____ AVAILABLE DATA

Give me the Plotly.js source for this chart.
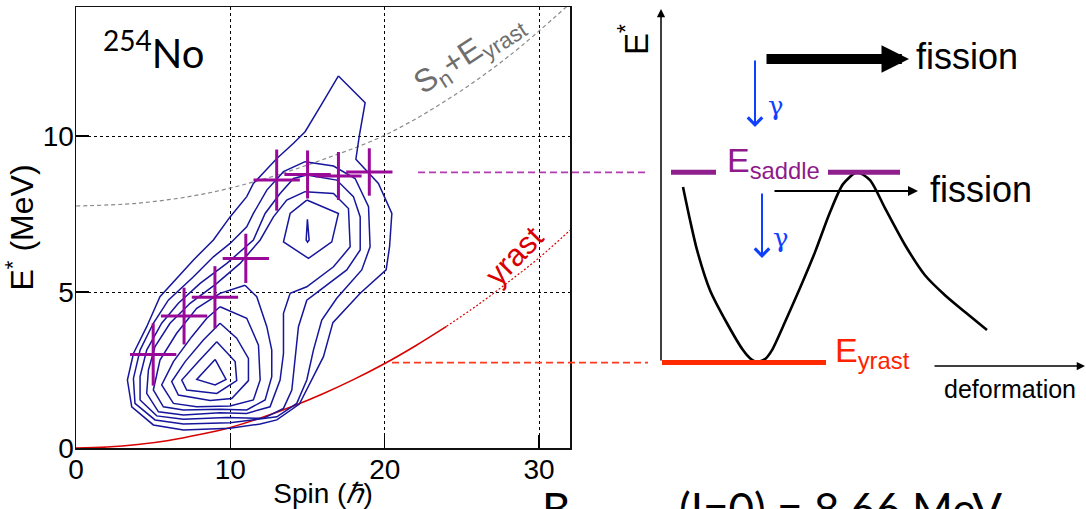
<!DOCTYPE html>
<html><head><meta charset="utf-8">
<script src="https://cdn.plot.ly/plotly-3.0.1.min.js"></script>
<style>html,body{margin:0;padding:0;background:#fff;} #chart{width:1086px;height:509px;}</style>
</head><body><div id="chart"></div>
<script>
// ---------- data ----------
// contour lines of the entry distribution (spin, E*)
const c1Spin = [17.00,18.73,18.36,18.13,19.59,20.46,20.31,20.09,18.41,16.64,16.03,15.17,14.47,13.01,11.93,9.98,6.96,5.01,3.61,3.33,3.72,4.58,5.44,7.61,8.90,9.98,11.06,11.49,13.01,14.09,14.84,15.81,17.00];
const c1E    = [11.93,11.07,10.03,9.26,8.48,7.52,6.45,5.71,4.96,4.02,2.93,2.07,1.41,0.90,0.77,0.63,0.58,0.74,1.32,2.18,3.03,3.89,4.85,6.03,6.67,7.41,8.06,8.48,9.28,9.77,10.14,10.94,11.93];
const c2Spin = [14.84,16.68,18.08,18.95,19.05,18.51,16.89,15.92,15.38,14.95,14.30,13.01,9.98,6.96,5.12,3.82,3.72,4.15,5.01,5.98,7.61,8.90,9.98,11.06,11.49,12.36,13.44,14.84];
const c2E    = [9.18,9.04,8.64,7.74,6.45,5.71,4.80,4.10,3.14,2.18,1.43,1.00,0.81,0.77,0.90,1.43,2.23,3.14,4.00,4.74,5.49,6.13,6.56,7.09,7.52,8.27,8.86,9.18];
const c3Spin = [14.95,16.89,17.97,18.41,18.41,17.54,15.81,14.95,14.41,14.19,13.98,13.44,12.14,9.77,6.96,5.23,4.15,4.15,4.58,5.55,6.63,8.04,9.77,11.49,12.25,13.22,14.09,14.95];
const c3E    = [8.75,8.59,8.06,7.41,6.35,5.71,5.06,4.74,3.89,2.82,1.86,1.27,0.95,0.98,0.92,1.03,1.54,2.29,3.14,4.00,4.64,5.28,5.92,6.67,7.52,8.16,8.64,8.75];
const c4Spin = [14.84,16.68,17.65,17.76,16.68,14.95,13.87,13.44,13.44,13.22,12.57,11.06,9.33,6.96,5.34,4.58,4.69,5.12,6.09,7.39,9.12,10.63,11.93,12.79,13.65,14.84];
const c4E    = [8.22,8.16,7.68,6.45,5.81,5.17,4.96,4.32,3.03,2.18,1.32,1.11,1.13,1.06,1.16,1.75,2.50,3.25,4.00,4.64,5.28,5.92,6.67,7.41,7.95,8.22];
const c5aSpin = [10.95,11.71,12.36,12.68,12.68,12.25,11.06,9.33,6.96,5.66,5.01,5.44,6.52,7.82,9.33,10.95];
const c5aE    = [5.22,4.85,3.89,3.14,2.29,1.54,1.22,1.24,1.22,1.32,1.86,2.82,3.68,4.48,4.96,5.22];
const c5bSpin = [14.95,17.00,16.57,15.06,13.44,13.87,14.95];
const c5bE    = [7.95,7.52,6.61,6.08,6.61,7.52,7.95];
const c6aSpin = [9.33,11.06,11.82,11.93,11.49,9.98,7.82,6.31,5.55,6.31,7.50,8.47,9.33];
const c6aE    = [4.53,4.16,3.30,2.18,1.54,1.35,1.32,1.43,2.02,2.77,3.57,4.16,4.53];
const c6bSpin = [14.99,15.10,15.00,14.91,14.99];
const c6bE    = [7.33,6.67,6.60,6.67,7.33];
const c7Spin = [9.33,10.41,11.17,11.17,10.09,8.69,6.63,6.20,7.07,8.25,9.33];
const c7E    = [4.00,3.52,2.87,2.16,1.59,1.52,1.70,2.13,2.77,3.46,4.00];
const c8Spin = [9.12,10.31,10.41,9.12,7.17,6.85,7.93,9.12];
const c8E    = [3.41,2.77,2.16,1.75,1.86,2.18,2.77,3.41];
const c9Spin = [9.01,9.72,9.01,7.82,9.01];
const c9E    = [2.84,2.20,2.02,2.20,2.84];

// measured entry points (crosses)
const ptSpin = [5,7,9,11,13,15,17,19];
const ptE    = [3.00,4.23,4.83,6.08,8.59,8.77,8.72,8.85];
const ptSpinErr = [1.5,1.5,1.5,1.5,1.5,1.5,1.5,1.5];
const ptEErr    = [1.00,0.91,1.00,0.79,0.98,0.77,0.77,0.76];

// yrast line (solid) and its extrapolation (dotted)
const yrastSpin = [0,2,4,6,8,10,12,14,16,18,20,22,24];
const yrastE    = [0,0.03,0.11,0.24,0.43,0.66,0.97,1.33,1.74,2.20,2.71,3.28,3.90];
const yrastExtSpin = [24,26,28,30,32];
const yrastExtE    = [3.90,4.58,5.32,6.10,6.98];

// Sn + E_yrast
const snSpin = [0,4,8,12,16,20,24,28,32];
const snE    = [7.76,7.85,8.12,8.60,9.25,10.03,11.15,12.55,14.25];

// schematic: potential energy vs deformation
const defo = [0.21,0.28,0.35,0.48,0.65,0.81,0.88,0.95,1.03,1.10,1.23,1.38,1.53,1.68,1.81,1.95,2.08,2.23,2.43,2.63,2.83,3.03,3.25];
const potE = [8.37,7.31,6.35,5.06,4.00,3.14,2.88,2.76,2.85,3.14,4.04,5.13,6.28,7.56,8.46,8.84,8.59,7.69,6.51,5.54,4.90,4.36,3.78];
const levelNames = ['saddle','yrast'];
const levelE = [8.84, 2.74];

// axis ticks
const xTicks = [0,10,20,30];
const yTicks = [0,5,10];

// ---------- layout helpers ----------
const W = 1086, H = 509;
const px = x => x / W;
const py = y => 1 - y / H;
const BLUE = '#16169c', MAG = '#990a99', RED = '#d80000';
const FONT = 'Liberation Sans, Arial, Helvetica, sans-serif';
const CAL = 'Lato, Open Sans, sans-serif';

const contours = [
  [c1Spin,c1E],[c2Spin,c2E],[c3Spin,c3E],[c4Spin,c4E],[c5aSpin,c5aE],[c5bSpin,c5bE],
  [c6aSpin,c6aE],[c6bSpin,c6bE],[c7Spin,c7E],[c8Spin,c8E],[c9Spin,c9E]
];
const traces = [];
traces.push({x: snSpin, y: snE, mode:'lines', line:{color:'#8a8a8a', width:1.2, dash:'4px,3px', shape:'spline'}, hoverinfo:'skip'});
traces.push({x: yrastSpin, y: yrastE, mode:'lines', line:{color:RED, width:1.6, shape:'spline'}, hoverinfo:'skip'});
traces.push({x: yrastExtSpin, y: yrastExtE, mode:'lines', line:{color:RED, width:1.2, dash:'2px,2px', shape:'spline'}, hoverinfo:'skip'});
contours.forEach(c => traces.push({x:c[0], y:c[1], mode:'lines', line:{color:BLUE, width:1.5}, hoverinfo:'skip'}));
traces.push({x: ptSpin, y: ptE, mode:'markers', marker:{size:2, color:MAG},
  error_x:{type:'data', array:ptSpinErr, color:MAG, thickness:3, width:0},
  error_y:{type:'data', array:ptEErr, color:MAG, thickness:3, width:0}, hoverinfo:'skip'});
traces.push({x: defo, y: potE, xaxis:'x2', yaxis:'y2', mode:'lines', line:{color:'#000', width:2.6, shape:'spline', smoothing:0.7}, hoverinfo:'skip'});

const yDom = [1 - 448/H, 1 - 7/H];
const ann = [];
function txt(text, x, y, o) { ann.push(Object.assign({text, x:px(x), y:py(y), xref:'paper', yref:'paper', xanchor:'center', yanchor:'middle', showarrow:false}, o)); }
function arrow(xh, yh, ax, ay, o) { ann.push(Object.assign({text:'', x:px(xh), y:py(yh), xref:'paper', yref:'paper', showarrow:true, ax, ay, arrowcolor:'#000', arrowwidth:1.5, arrowhead:2, arrowsize:1, standoff:0, startstandoff:0}, o)); }

txt('<sup>254</sup>No', 101, 50, {xanchor:'left', font:{family:CAL, size:40, color:'#000'}});
txt('S<sub>n</sub>+E<sub>yrast</sub>', 469, 54, {textangle:-33, font:{family:FONT, size:32, color:'#6e6e6e'}});
txt('yrast', 515, 256, {textangle:-46, font:{family:FONT, size:31, color:RED}});
txt('E<sup>*</sup>', 634, 40, {textangle:-90, font:{family:FONT, size:33, color:'#000'}});
txt('fission', 914, 57, {xanchor:'left', font:{family:FONT, size:36, color:'#000'}});
txt('fission', 928, 189, {xanchor:'left', font:{family:FONT, size:36, color:'#000'}});
txt('E<sub>' + levelNames[0] + '</sub>', 725, 162, {xanchor:'left', font:{family:FONT, size:34, color:'#8e1a8c'}});
txt('E<sub>' + levelNames[1] + '</sub>', 833, 352, {xanchor:'left', font:{family:FONT, size:34, color:'#ff2200'}});
txt('γ', 776, 106, {font:{family:'DejaVu Serif, Liberation Serif, serif', size:26, color:'#1040ff'}});
txt('γ', 781, 238, {font:{family:'DejaVu Serif, Liberation Serif, serif', size:26, color:'#1040ff'}});
txt('deformation', 1010, 389, {font:{family:FONT, size:25, color:'#000'}});
txt('B', 540, 480, {xanchor:'left', yanchor:'top', font:{family:CAL, size:44, color:'#000'}});
txt('(I=0) = 8.66 MeV', 677, 480, {xanchor:'left', yanchor:'top', font:{family:CAL, size:44, color:'#000'}});

arrow(661, 9, 0, 353, {arrowsize:1.1});
arrow(909, 59, -144, 0, {arrowwidth:10, arrowsize:0.55});
arrow(918, 191, -145, 0, {arrowwidth:2, arrowsize:1});
arrow(755, 127, 0, -68, {arrowcolor:'#1040ff', arrowwidth:2, arrowhead:4, arrowsize:1.4});
arrow(762, 258, 0, -66, {arrowcolor:'#1040ff', arrowwidth:2, arrowhead:4, arrowsize:1.4});
arrow(1085, 366, -152, 0, {arrowwidth:1.5, arrowsize:1.1});

const shapes = [
  {type:'line', xref:'paper', yref:'y', x0:px(418), x1:px(645), y0:levelE[0], y1:levelE[0], line:{color:'#b23cb2', width:1.8, dash:'7px,4px'}},
  {type:'line', xref:'paper', yref:'y', x0:px(392), x1:px(648), y0:levelE[1], y1:levelE[1], line:{color:'#ff3b1f', width:1.8, dash:'7px,4px'}},
  {type:'line', xref:'paper', yref:'y2', x0:px(671), x1:px(716), y0:levelE[0], y1:levelE[0], line:{color:'#8e1f8c', width:5}},
  {type:'line', xref:'paper', yref:'y2', x0:px(828), x1:px(900), y0:levelE[0], y1:levelE[0], line:{color:'#8e1f8c', width:5}},
  {type:'line', xref:'paper', yref:'y2', x0:px(662), x1:px(826), y0:levelE[1], y1:levelE[1], line:{color:'#ff2a00', width:5}}
];

const layout = {
  width: W, height: H, margin:{l:0, r:0, t:0, b:0}, showlegend:false,
  paper_bgcolor:'#fff', plot_bgcolor:'#fff',
  font:{family:FONT, color:'#000'},
  xaxis:{domain:[px(76), px(570)], range:[0,32], tickvals:xTicks, ticktext:xTicks.map(String), ticks:'inside', ticklen:13, tickwidth:1.3, tickcolor:'#000',
    showgrid:true, gridcolor:'#000', gridwidth:1, griddash:'dot', zeroline:false, showline:true, mirror:true, linecolor:'#111', linewidth:1.5,
    tickfont:{size:28, family:FONT}, ticklabelstandoff:-4, title:{text:'Spin (<i>ℏ</i>)', font:{size:28, family:FONT}, standoff:0}, anchor:'y', fixedrange:true, automargin:false},
  yaxis:{domain:yDom, range:[0,14.14], tickvals:yTicks, ticktext:yTicks.map(String), ticks:'inside', ticklen:13, tickwidth:1.3, tickcolor:'#000',
    showgrid:true, gridcolor:'#000', gridwidth:1, griddash:'dot', zeroline:false, showline:true, mirror:true, linecolor:'#111', linewidth:1.5,
    tickfont:{size:28, family:FONT}, ticklabelstandoff:-5, title:{text:'E<sup>*</sup> (MeV)', font:{size:32, family:FONT}, standoff:2}, anchor:'x', fixedrange:true, automargin:false},
  xaxis2:{domain:[px(600), 1], range:[-0.62, 4.24], visible:false, anchor:'y2', fixedrange:true},
  yaxis2:{domain:yDom, range:[0,14.14], visible:false, anchor:'x2', fixedrange:true},
  annotations: ann, shapes: shapes
};
Plotly.newPlot('chart', traces, layout, {staticPlot:true, displayModeBar:false});
</script></body></html>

________

**GIVEN EXERCISE**
The answer is the number of lines in the preceding material that hold "chart"; write that number and nothing else.

**EXPECTED OUTPUT**
4